The EU executive, the European Commission, describes it as a first-of-its-kind scheme that connects 3 GW of offshore wind generation to both the Danish and German grids—turning offshore wind from a national resource into a shared European one.

On the Danish side, the project is closely associated with hopes of strengthening supply and easing price pressures in eastern Denmark, including Zealand, by increasing the amount of power that can be routed into the region.

Operationally, the project is being developed by the transmission system operators Energinet (Denmark) and 50Hertz (Germany). Industry reporting has described the connection as designed for 2 GW of transmission to Germany and 1.2 GW to Denmark via Zealand.

Image: Bornholms Regionskommune/Baltic Energy Island

EU money, Energy Highways and the wider Baltic Sea push

Bornholm Energy Island is not only a bilateral project: it has been prioritised at EU level as cross-border infrastructure.

The European Commission has backed the project with a €645 million grant from the Connecting Europe Facility (CEF)—described as one of the largest CEF energy infrastructure grants.
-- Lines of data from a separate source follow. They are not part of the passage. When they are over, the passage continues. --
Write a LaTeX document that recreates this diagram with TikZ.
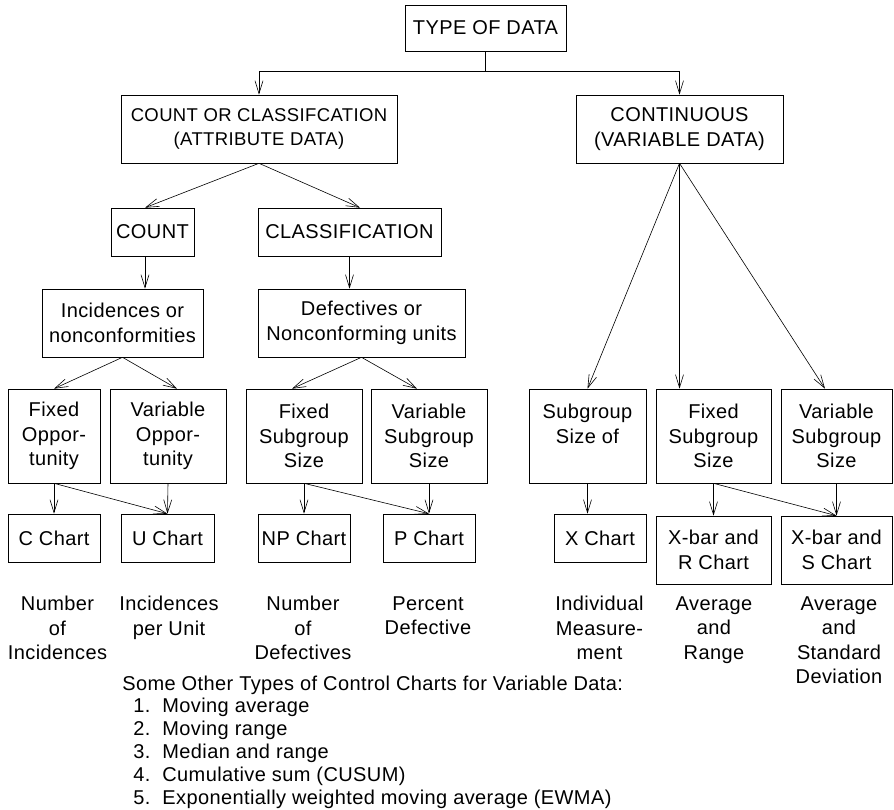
\documentclass[tikz,border=0pt]{standalone}
\usepackage{fontspec}
\setmainfont{Liberation Sans}[LetterSpace=2]
\usetikzlibrary{arrows.meta}

\begin{document}
\begin{tikzpicture}[x=1pt,y=-1pt,->,>={Straight Barb[length=13pt,width=8pt]},
        line width=0.6pt,
        every node/.style={font=\fontsize{20}{24.5}\selectfont},
        box/.style={draw,rectangle,align=center,inner sep=0pt},
        lbl/.style={align=center,anchor=north,inner sep=0pt}]

  \useasboundingbox (0,0) rectangle (894,809);

  % top levels
  \node[box,minimum width=161,minimum height=46] (type) at (485.5,28) {TYPE OF DATA};
  \node[box,minimum width=276,minimum height=68,font=\fontsize{18.5}{24.5}\selectfont] (attr) at (259,129) {COUNT OR CLASSIFCATION\\(ATTRIBUTE DATA)};
  \node[box,minimum width=207,minimum height=68] (cont) at (679.5,129) {CONTINUOUS\\(VARIABLE DATA)};
  \node[box,minimum width=83,minimum height=48] (count) at (152.5,232) {COUNT};
  \node[box,minimum width=183,minimum height=48] (classif) at (349.5,232) {CLASSIFICATION};
  \node[box,minimum width=161,minimum height=68] (incid) at (122.5,323) {Incidences or\\nonconformities};
  \node[box,minimum width=207,minimum height=68] (defect) at (361.5,323) {Defectives or\\Nonconforming units};

  % subgroup boxes
  \node[box,minimum width=92,minimum height=94] (fixopp) at (54,436) {Fixed\\Oppor-\\tunity};
  \node[box,minimum width=116,minimum height=94] (varopp) at (168,436) {Variable\\Oppor-\\tunity};
  \node[box,minimum width=116,minimum height=94] (fixsub) at (304,436) {Fixed\\Subgroup\\Size};
  \node[box,minimum width=116,minimum height=94] (varsub) at (429,436) {Variable\\Subgroup\\Size};
  \node[box,minimum width=117,minimum height=94] (subsz) at (587.5,436) {Subgroup\\Size of\\~};
  \node[box,minimum width=115,minimum height=94] (fixsubv) at (713.5,436) {Fixed\\Subgroup\\Size};
  \node[box,minimum width=111,minimum height=94] (varsubv) at (836.5,436) {Variable\\Subgroup\\Size};

  % charts
  \node[box,minimum width=92,minimum height=48] (cchart) at (54,538) {C Chart};
  \node[box,minimum width=93,minimum height=48] (uchart) at (167.5,538) {U Chart};
  \node[box,minimum width=92,minimum height=48] (npchart) at (304,538) {NP Chart};
  \node[box,minimum width=92,minimum height=48] (pchart) at (429,538) {P Chart};
  \node[box,minimum width=92,minimum height=48] (xchart) at (600,538) {X Chart};
  \node[box,minimum width=115,minimum height=68] (xrchart) at (713.5,550) {X-bar and\\R Chart};
  \node[box,minimum width=111,minimum height=68] (xschart) at (836.5,550) {X-bar and\\S Chart};

  % what each chart shows
  \node[lbl] (lc) at (57.5,596) {Number\\of\\Incidences};
  \node[lbl] (lu) at (169,596) {Incidences\\per Unit};
  \node[lbl] (lnp) at (303,596) {Number\\of\\Defectives};
  \node[lbl] (lp) at (428,596) {Percent\\Defective};
  \node[lbl] (lx) at (599.5,596) {Individual\\Measure-\\ment};
  \node[lbl] (lxr) at (714,596) {Average\\and\\Range};
  \node[lbl] (lxs) at (839,596) {Average\\and\\Standard\\Deviation};

  % other charts
  \node[anchor=west,inner sep=0pt] (other) at (122,685) {Some Other Types of Control Charts for Variable Data:};
  \foreach \i/\txt in {1/Moving average,2/Moving range,3/Median and range,
                       4/Cumulative sum (CUSUM),5/Exponentially weighted moving average (EWMA)}
    \node[anchor=west,inner sep=0pt] (item\i) at (133,{684+23*\i}) {\i.\hspace{0.6em}\txt};

  \draw (type.south) -- ++(0,20) coordinate (split) -| (attr.north);
  \draw (split) -| (cont.north);

  \path (attr.south) edge ([xshift=-7.5pt]count.north)
        (attr.south) edge ([xshift=10.5pt]classif.north)
        ([xshift=-7.5pt]count.south) edge ([xshift=-7.5pt]count.south |- incid.north)
        (classif.south) edge (classif.south |- defect.north)
        (incid.south) edge (fixopp.north)
        (incid.south) edge ([xshift=9pt]varopp.north)
        (defect.south) edge ([xshift=-12pt]fixsub.north)
        (defect.south) edge ([xshift=-12pt]varsub.north)
        (cont.south) edge (subsz.north)
        (cont.south) edge (cont.south |- fixsubv.north)
        (cont.south) edge ([xshift=-11.5pt]varsubv.north);

  \path (fixopp.south) edge (cchart.north)
        (fixopp.south) edge (uchart.north)
        (varopp.south) edge (uchart.north)
        (fixsub.south) edge (npchart.north)
        (fixsub.south) edge (pchart.north)
        (varsub.south) edge (pchart.north)
        (subsz.south) edge (subsz.south |- xchart.north)
        (fixsubv.south) edge (xrchart.north)
        (fixsubv.south) edge (xschart.north)
        (varsubv.south) edge (xschart.north);

\end{tikzpicture}
\end{document}
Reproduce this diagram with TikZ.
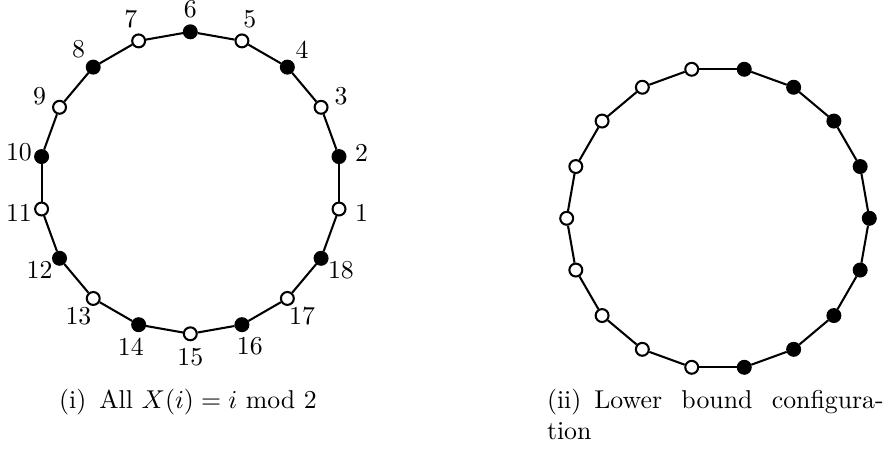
\documentclass[tikz,border=0pt]{standalone}
\usetikzlibrary{positioning, calc}
\tikzset{
  every picture/.style={line width=0.8pt},
  vtx/.style={circle, draw=black, fill=#1, inner sep=0pt, minimum size=5pt},
  vtx/.default=white,
  num/.style={inner sep=0pt},
  capt/.style={anchor=base, inner sep=0pt},
}

\begin{document}
\begin{tikzpicture}[x=0.3876pt, y=0.3876pt]
  \useasboundingbox (0,0) rectangle (888,450);
  \coordinate (ca) at (190.3,267.2);
  \coordinate (cb) at (718,231.7);
  % (i) alternating ring, even sites filled
  \foreach \i in {1,...,18}{
    \pgfmathtruncatemacro\odd{mod(\i,2)}
    \ifnum\odd=0 \def\col{black}\else \def\col{white}\fi
    \node[vtx=\col] (a\i) at ($(ca)+(20*\i-30:151)$) {};
    \node[num] (la\i) at ($(ca)+(20*\i-30:174)$) {\i};
  }
  \foreach \i [remember=\i as \j (initially 18)] in {1,...,18}
    \draw (a\j) -- (a\i);
  % (ii) right half filled, left half empty
  \foreach \k in {1,...,18}{
    \ifnum\k<10 \def\col{black}\else \def\col{white}\fi
    \node[vtx=\col] (b\k) at ($(cb)+(100-20*\k:151.3)$) {};
  }
  \foreach \k [remember=\k as \j (initially 18)] in {1,...,18}
    \draw (b\j) -- (b\k);
  \node[capt] (capa) at (188,41) {(i)\enspace All $X(i) = i$ mod 2};
  \node[capt, anchor=base west, text width=130.5pt, align=justify] (capb) at (546,41)
    {(ii)\enspace Lower bound configura\-tion};
\end{tikzpicture}
\end{document}
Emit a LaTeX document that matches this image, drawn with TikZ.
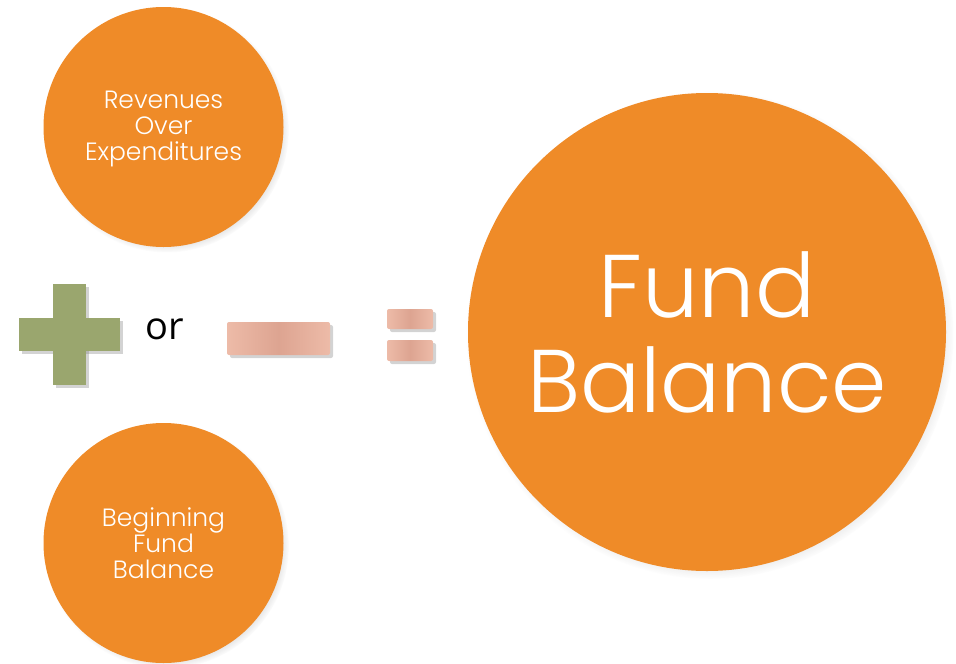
\documentclass[tikz,border=0pt]{standalone}
\usepackage{fontspec}
\setmainfont{Poppins}
\newfontfamily\circfont{Poppins Light}
\newfontfamily\orfont{Open Sans}
\usetikzlibrary{shadows}
\definecolor{orangefill}{HTML}{EF8B28}
\definecolor{plusgreen}{HTML}{9AA66E}
\definecolor{salmon}{HTML}{E6AE9A}
\definecolor{salmondark}{HTML}{DDA491}
\definecolor{salmonlight}{HTML}{EDBBA8}
\tikzset{
  bubble/.style={circle, fill=orangefill, draw=none, text=white, align=center, inner sep=0pt,
    circular drop shadow={shadow xshift=3pt, shadow yshift=-3pt, shadow scale=1.02, opacity=0.45}},
  smalltext/.style={font=\circfont\fontsize{25}{26}\selectfont},
  bigtext/.style={font=\circfont\fontsize{89}{95}\selectfont},
  plusbar/.style={fill=plusgreen, draw=none, inner sep=0pt,
    drop shadow={shadow xshift=3pt, shadow yshift=-3pt, opacity=0.35}},
  salmonbar/.style={draw=none, inner sep=0pt, rounded corners=2pt,
    left color=salmonlight, right color=salmonlight, middle color=salmondark,
    drop shadow={shadow xshift=3pt, shadow yshift=-3pt, opacity=0.35}}
}
\begin{document}
\begin{tikzpicture}[x=1pt,y=-1pt]
\useasboundingbox (0,0) rectangle (956,664);
\node[bubble, minimum size=240pt] (rev) at (163.5,127) {};
\node[smalltext, text=white, align=center, inner sep=0pt] (revtext) at (163.5,128.5) {Revenues\\Over\\Expenditures};
\node[bubble, minimum size=240pt] (beg) at (163.5,543) {};
\node[smalltext, text=white, align=center, inner sep=0pt] (begtext) at (163.5,543.5) {Beginning\\Fund\\Balance};
\node[bubble, minimum size=478pt, bigtext] (fb) at (707,332) {Fund\\Balance};
% plus sign
\node[plusbar, minimum width=33pt, minimum height=101pt] (plusv) at (69.5,334.5) {};
\node[plusbar, minimum width=101pt, minimum height=33pt] (plush) at (69.5,334.5) {};
\fill[plusgreen] (plusv.north west) rectangle (plusv.south east);
% or
\node[font=\orfont\fontsize{38}{40}\selectfont, text=black, inner sep=0pt] (or) at (165,329) {or};
% minus
\node[salmonbar, minimum width=103pt, minimum height=33pt] (minus) at (278.5,338.5) {};
% equals
\node[salmonbar, minimum width=46pt, minimum height=20pt] (eqtop) at (410,319) {};
\node[salmonbar, minimum width=46pt, minimum height=21pt] (eqbot) at (410,350.5) {};
\end{tikzpicture}
\end{document}
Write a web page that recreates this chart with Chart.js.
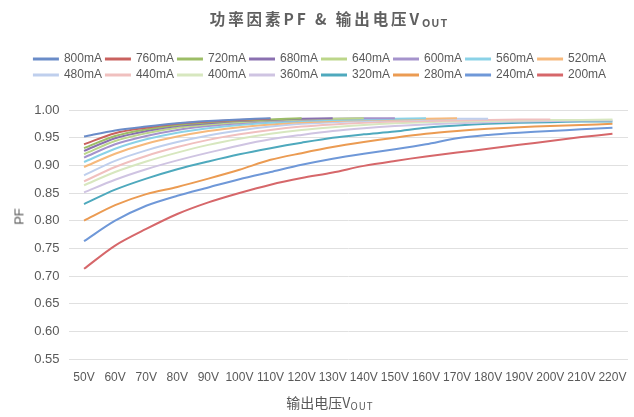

Danish authorities put the EU support at DKK 4.8 billion (about €645 million), with Denmark expected to receive the largest share of that funding.

In January 2026, the Commission framed the Denmark-Germany agreement as an early delivery of its Energy Highways initiative, part of the European Grids Package presented in late 2025. For Brussels, the project is a test case for how offshore wind hubs and interconnectors can support energy security and electrification across borders.

What happens next in the Folketing and in Berlin

The agreement reached in Hamburg does not close the file.

Danish Minister for Climate, Energy and Utilities Lars Aagaard has said he will seek backing from the political parties behind earlier Danish energy island agreements. The two governments also plan to work in the coming months on the detailed tender design—including the CfD parameters and bid cap—to ensure a competitive process.

For Denmark, the next steps include securing domestic political support and aligning the tender timeline with grid and permitting work. For Germany, the project is tied to broader efforts to accelerate offshore wind and strengthen grid links to neighbouring countries.

If the tender succeeds, Bornholm Energy Island would become a practical benchmark for future cross-border offshore wind projects in the Baltic and the North Sea—especially at a time when European governments are trying to scale renewables while keeping costs, industrial competitiveness and energy security on the same page.